**WHAT TO DO**
Return the count of lines that mention "this", with no other words.

— Start —

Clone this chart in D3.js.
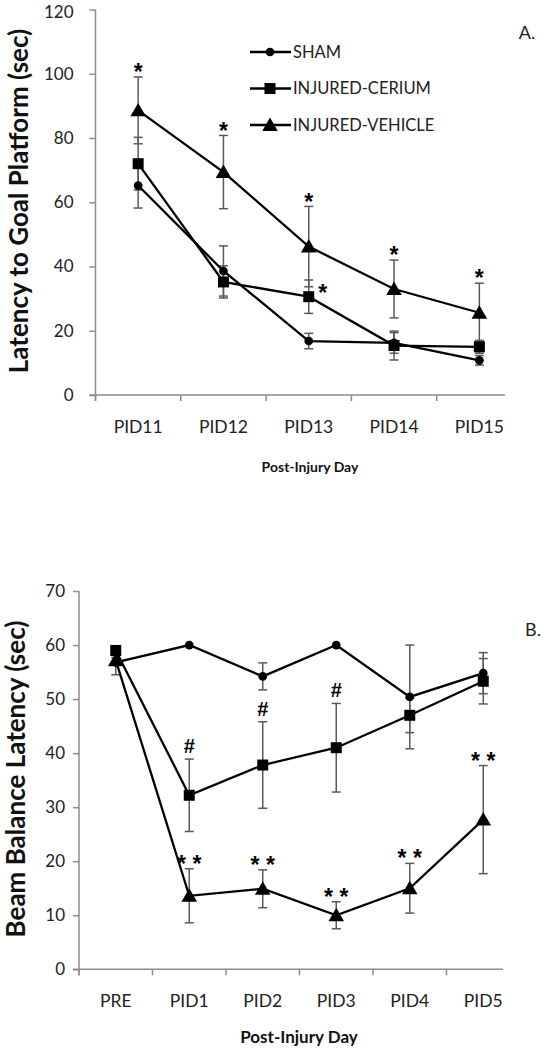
<!DOCTYPE html>
<html>
<head>
<meta charset="utf-8">
<script src="https://cdn.jsdelivr.net/npm/d3@7"></script>
<style>
  html, body { margin: 0; padding: 0; background: #fff; }
  svg { display: block; font-family: Lato, "Open Sans", sans-serif; }
</style>
</head>
<body>
<svg id="chart" width="547" height="1050"></svg>
<script>
// ---------- Panel A data ----------
const topCategories = ["PID11", "PID12", "PID13", "PID14", "PID15"];
const topYTicks = [0, 20, 40, 60, 80, 100, 120];
const topSham = [65.2, 38.6, 16.8, 16.2, 10.8];
const topShamErr = [7.0, 7.8, 2.4, 3.2, 1.5];
const topCerium = [72.0, 35.2, 30.6, 15.4, 15.0];
const topCeriumErr = [8.2, 5.0, 5.2, 4.5, 2.0];
const topVehicle = [88.6, 69.4, 46.2, 33.0, 25.6];
const topVehicleErr = [10.4, 11.4, 12.5, 9.0, 9.2];
const topMarksVehicle = ["*", "*", "*", "*", "*"];
const topMarksCerium = ["", "", "*", "", ""];

// ---------- Panel B data ----------
const botCategories = ["PRE", "PID1", "PID2", "PID3", "PID4", "PID5"];
const botYTicks = [0, 10, 20, 30, 40, 50, 60, 70];
const botSham = [56.8, 60.0, 54.2, 60.0, 50.4, 54.8];
const botShamErr = [2.3, 0, 2.5, 0, 9.6, 3.8];
const botCerium = [59.0, 32.2, 37.8, 41.0, 47.0, 53.3];
const botCeriumErr = [0.5, 6.7, 8.0, 8.2, 3.2, 4.2];
const botVehicle = [57.2, 13.6, 14.9, 10.0, 15.0, 27.7];
const botVehicleErr = [0.5, 5.0, 3.5, 2.5, 4.6, 10.0];
const botMarksCerium = ["", "#", "#", "#", "", ""];
const botMarksVehicle = ["", "* *", "* *", "* *", "* *", "* *"];

const seriesNames = ["SHAM", "INJURED-CERIUM", "INJURED-VEHICLE"];
const seriesShapes = ["circle", "square", "triangle"];

const svg = d3.select("#chart");
const AXIS = "#8c8c8c", ERR = "#5a5a5a", INK = "#000";

const symbolFor = {
  circle: d3.symbol().type(d3.symbolCircle).size(60),
  square: d3.symbol().type(d3.symbolSquare).size(121),
  triangle: d3.symbol().type(d3.symbolTriangle).size(105)
};

function drawPanel(cfg) {
  const g = svg.append("g");
  const x = d3.scaleBand().domain(cfg.categories).range([cfg.x0, cfg.x0 + cfg.step * cfg.categories.length]).paddingInner(0).paddingOuter(0);
  const y = d3.scaleLinear().domain([0, cfg.yMax]).range([cfg.y0, cfg.yTop]);
  const cx = c => x(c) + x.bandwidth() / 2;

  // y axis
  const yAxis = d3.axisLeft(y).tickValues(cfg.yTicks).tickSize(6).tickPadding(cfg.yPad);
  const ya = g.append("g").attr("transform", `translate(${cfg.x0},0)`).call(yAxis);
  ya.select(".domain").attr("stroke", AXIS).attr("stroke-width", 1.5).attr("d", `M-0,${cfg.yTop}V${cfg.y0 + 6}`);
  ya.selectAll(".tick line").attr("stroke", AXIS).attr("stroke-width", 1.5);
  ya.selectAll(".tick text").attr("font-size", 17).attr("fill", "#222").attr("font-family", "Lato, sans-serif")
    .attr("dy", d => (d === cfg.yMax && cfg.yTop < 15) ? "0.45em" : "0.32em");

  // x axis
  const xa = g.append("g").attr("transform", `translate(0,${cfg.y0})`);
  xa.append("line").attr("x1", cfg.x0 - 6).attr("x2", cfg.xEnd).attr("stroke", AXIS).attr("stroke-width", 1.5);
  xa.selectAll("line.tk").data(cfg.categories).join("line").attr("class", "tk")
    .attr("x1", d => x(d)).attr("x2", d => x(d)).attr("y1", 0).attr("y2", 6)
    .attr("stroke", AXIS).attr("stroke-width", 1.5);
  xa.selectAll("text").data(cfg.categories).join("text")
    .attr("x", d => cx(d)).attr("y", 32).attr("dy", "0.35em").attr("text-anchor", "middle")
    .attr("font-size", 17.5).attr("fill", "#222").text(d => d);

  // titles
  g.append("text").attr("x", cfg.xTitleX).attr("y", cfg.xTitleY).attr("text-anchor", "middle").attr("dy", "0.35em")
    .attr("font-size", cfg.xTitleSize).attr("font-weight", "bold").attr("fill", "#111").text(cfg.xTitle);
  g.append("text").attr("transform", `translate(${cfg.yTitleX},${cfg.yTitleY}) rotate(-90)`)
    .attr("text-anchor", "middle").attr("dy", "0.35em")
    .attr("font-size", cfg.yTitleSize).attr("font-weight", "bold").attr("fill", "#111").text(cfg.yTitle);
  g.append("text").attr("x", cfg.labelX).attr("y", cfg.labelY).attr("dy", "0.35em").attr("text-anchor", "middle")
    .attr("font-size", 18).attr("fill", "#222").text(cfg.label);

  // error bars
  cfg.series.forEach(s => {
    const eg = g.append("g");
    s.values.forEach((v, i) => {
      const e = s.err[i];
      if (!e) return;
      const xc = cx(cfg.categories[i]);
      eg.append("line").attr("x1", xc).attr("x2", xc).attr("y1", y(v - e)).attr("y2", y(v + e)).attr("stroke", ERR).attr("stroke-width", 1.5);
      [v - e, v + e].forEach(t => eg.append("line").attr("x1", xc - 4.5).attr("x2", xc + 4.5).attr("y1", y(t)).attr("y2", y(t)).attr("stroke", ERR).attr("stroke-width", 1.5));
    });
  });

  // lines + markers
  const line = d3.line().x((d, i) => cx(cfg.categories[i])).y(d => y(d));
  cfg.series.forEach(s => {
    g.append("path").attr("d", line(s.values)).attr("fill", "none").attr("stroke", INK).attr("stroke-width", 2.3);
  });
  cfg.series.forEach(s => {
    g.selectAll(null).data(s.values).join("path")
      .attr("transform", (d, i) => `translate(${cx(cfg.categories[i])},${y(d) + (s.shape === "triangle" ? 1.5 : 0)})`)
      .attr("d", symbolFor[s.shape]).attr("fill", INK);
  });

  // significance marks
  cfg.series.forEach(s => {
    if (!s.marks) return;
    s.marks.forEach((m, i) => {
      if (!m) return;
      const xc = cx(cfg.categories[i]);
      const top = y(s.values[i] + s.err[i]);
      const side = s.markSide === "right";
      g.append("text")
        .attr("x", side ? xc + 14 : xc)
        .attr("y", side ? top + 5 : top - 13)
        .attr("dy", m === "#" ? "0.35em" : "0.7em")
        .attr("text-anchor", "middle")
        .attr("font-size", m === "#" ? 20 : 23).attr("font-weight", "bold")
        .attr("font-family", "'Liberation Sans', sans-serif")
        .attr("fill", INK).attr("xml:space", "preserve").text(m);
    });
  });
  return { x, y };
}

// Panel A
drawPanel({
  categories: topCategories, yTicks: topYTicks, yMax: 120,
  x0: 95.5, step: 85.3, xEnd: 505, y0: 395, yTop: 9.5, yPad: 16,
  xTitle: "Post-Injury Day", xTitleX: 310, xTitleY: 467, xTitleSize: 14,
  yTitle: "Latency to Goal Platform (sec)", yTitleX: 19, yTitleY: 201, yTitleSize: 26,
  label: "A.", labelX: 527, labelY: 33,
  series: [
    { values: topSham, err: topShamErr, shape: "circle" },
    { values: topCerium, err: topCeriumErr, shape: "square", marks: topMarksCerium, markSide: "right" },
    { values: topVehicle, err: topVehicleErr, shape: "triangle", marks: topMarksVehicle }
  ]
});

// legend for panel A
const legend = svg.append("g");
seriesNames.forEach((name, i) => {
  const ly = 52 + i * 36.5;
  legend.append("line").attr("x1", 250).attr("x2", 291).attr("y1", ly).attr("y2", ly).attr("stroke", INK).attr("stroke-width", 2.3);
  legend.append("path").attr("transform", `translate(270,${ly + (seriesShapes[i] === "triangle" ? 1.5 : 0)})`).attr("d", symbolFor[seriesShapes[i]]).attr("fill", INK);
  legend.append("text").attr("x", 293).attr("y", ly).attr("dy", "0.35em").attr("font-size", 16.5).attr("fill", "#222").text(name);
});

// Panel B
drawPanel({
  categories: botCategories, yTicks: botYTicks, yMax: 70,
  x0: 79, step: 73.5, xEnd: 503, y0: 969.3, yTop: 591, yPad: 8,
  xTitle: "Post-Injury Day", xTitleX: 299, xTitleY: 1037, xTitleSize: 17,
  yTitle: "Beam Balance Latency (sec)", yTitleX: 16, yTitleY: 779, yTitleSize: 26,
  label: "B.", labelX: 533, labelY: 630,
  series: [
    { values: botSham, err: botShamErr, shape: "circle" },
    { values: botCerium, err: botCeriumErr, shape: "square", marks: botMarksCerium },
    { values: botVehicle, err: botVehicleErr, shape: "triangle", marks: botMarksVehicle }
  ]
});
</script>
</body>
</html>
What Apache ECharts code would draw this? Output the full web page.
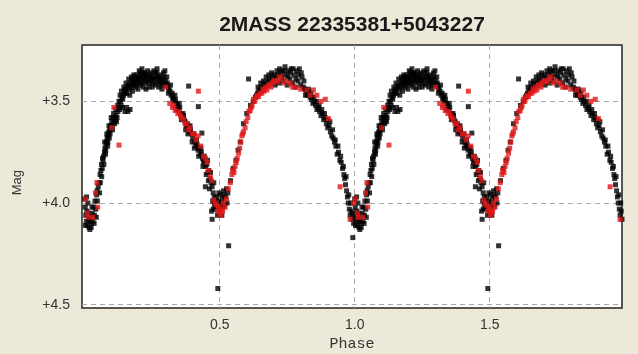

— End —

**THE RESPONSE**
2